Just a month and a half after we laid daddy to rest, his birthday rolls around. I've been preparing myself for today, what would have been his 92 birthday. I knew this day was coming. I was prepared for the onslaught of emotions that were bound to hit me. I bought daddy's favorite flowers, planted them in a nice large container just after he died. I've been preparing. This morning, as soon as my eyes opened, I wished him a happy birthday in heaven and moved throughout my morning getting ready for work. As I left the house I situated his container of flowers onto my seat. Smiling I drove to the cemetery. I had daddy's birthday present! I arrived at the cemetery, grabbed the container and started towards the foot of his grave. Sat them down. A little twist here, a tug there and I stood back and took a good look to make sure they were situated just right.
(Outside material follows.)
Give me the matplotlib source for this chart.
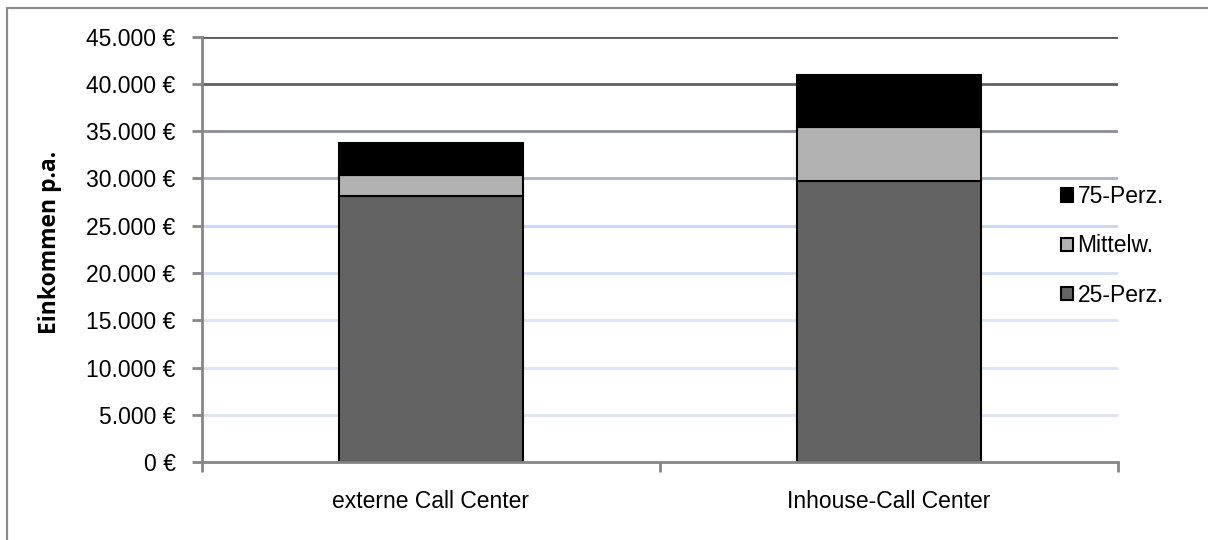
import numpy as np
import matplotlib.pyplot as plt
from matplotlib.patches import Rectangle
from matplotlib.ticker import FuncFormatter

# Einkommen nach Call-Center-Typ (Quartile und Mittelwert)
categories = ['externe Call Center', 'Inhouse-Call Center']
p25 = [28150, 29750]
mittel = [30400, 35450]
p75 = [33800, 41000]
series_names = ['25-Perz.', 'Mittelw.', '75-Perz.']
colors = ['#636363', '#b2b2b2', '#000000']
yticks = np.arange(0, 45001, 5000)
# gridlines fade from dark grey at the top to light blue at the bottom
grid_colors = ['#dbe4f4', '#dbe4f4', '#dbe4f4', '#dbe4f4', '#d6e0f2',
               '#c8d6ee', '#a9b3c6', '#8b8e96', '#606065', '#58585a']

plt.rcParams['font.family'] = ['Liberation Sans', 'DejaVu Sans']

fig = plt.figure(figsize=(12.08, 5.4), dpi=100)
ax = fig.add_axes([0.1672, 0.1444, 0.7583, 0.7876])

# outer chart frame (runs off the right and bottom edge)
fig.patches.append(Rectangle((7 / 1208, -0.1), 1.2, 1 - 8 / 540 + 0.1,
                             transform=fig.transFigure, fill=False,
                             edgecolor='#8c8c8c', linewidth=1.6))

for y, c in zip(yticks[1:], grid_colors[1:]):
    ax.axhline(y, color=c, linewidth=2, zorder=0)

x = np.arange(len(categories))
segments = [np.array(p25),
            np.array(mittel) - np.array(p25),
            np.array(p75) - np.array(mittel)]
bottom = np.zeros(len(categories))
handles = []
for seg, col, name in zip(segments, colors, series_names):
    h = ax.bar(x, seg, width=0.4, bottom=bottom, color=col,
               edgecolor='black', linewidth=1.5, label=name, zorder=2)
    handles.append(h)
    bottom += seg

ax.set_xlim(-0.5, 1.5)
ax.set_ylim(0, 45000)
ax.set_yticks(yticks)
ax.yaxis.set_major_formatter(FuncFormatter(
    lambda v, p: '{:,.0f} €'.format(v).replace(',', '.')))
ax.set_xticks(x)
ax.set_xticklabels(categories)
ax.set_xticks([-0.5, 0.5, 1.5], minor=True)
ax.tick_params(axis='x', which='major', length=0, pad=20, labelsize=16.5)
ax.tick_params(axis='x', which='minor', length=7, width=2, color='#868686')
ax.tick_params(axis='y', length=7, width=2, color='#868686', labelsize=16.5, pad=12)

for s in ['top', 'right']:
    ax.spines[s].set_visible(False)
for s in ['left', 'bottom']:
    ax.spines[s].set_color('#868686')
    ax.spines[s].set_linewidth(2)

fig.text(50 / 1208, 1 - 242 / 540, 'Einkommen p.a.', rotation=90,
         ha='center', va='center', fontsize=16.5, fontweight='bold',
         family=['Open Sans', 'DejaVu Sans'])

leg = fig.legend(handles[::-1], series_names[::-1], loc='center left',
                 bbox_to_anchor=(1061 / 1208, 1 - 246 / 540), frameon=False,
                 fontsize=16.5, handlelength=0.52, handleheight=0.52,
                 handletextpad=0.2, labelspacing=1.15, borderpad=0,
                 borderaxespad=0)

fig.savefig('out.png', dpi=100)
Great! I had completed this difficult task of heading to the cemetery early this morning on daddy's birthday. As I looked at the flowers, my eyes began to sting. The tears began to flow...so I sat with daddy a while and told him how much I missed him. After leaving my day proceeded, dragging me along. All I wanted to do was cry all day. Today is the first day my heart has truly ached since daddy died. I miss him so much it literally hurts some days. But as daddy raised a cowgirl who always gets back on her horse, I've saddled up. Ready to face my next obstacle, Thanksgiving. I have so much to be thankful for, yet I know with daddy missing, the holiday will be a little less festive. Maybe cowgirls don't cry, but today, my boots have been dragging all day. Happy birthday in heaven daddy! I miss you! I love you!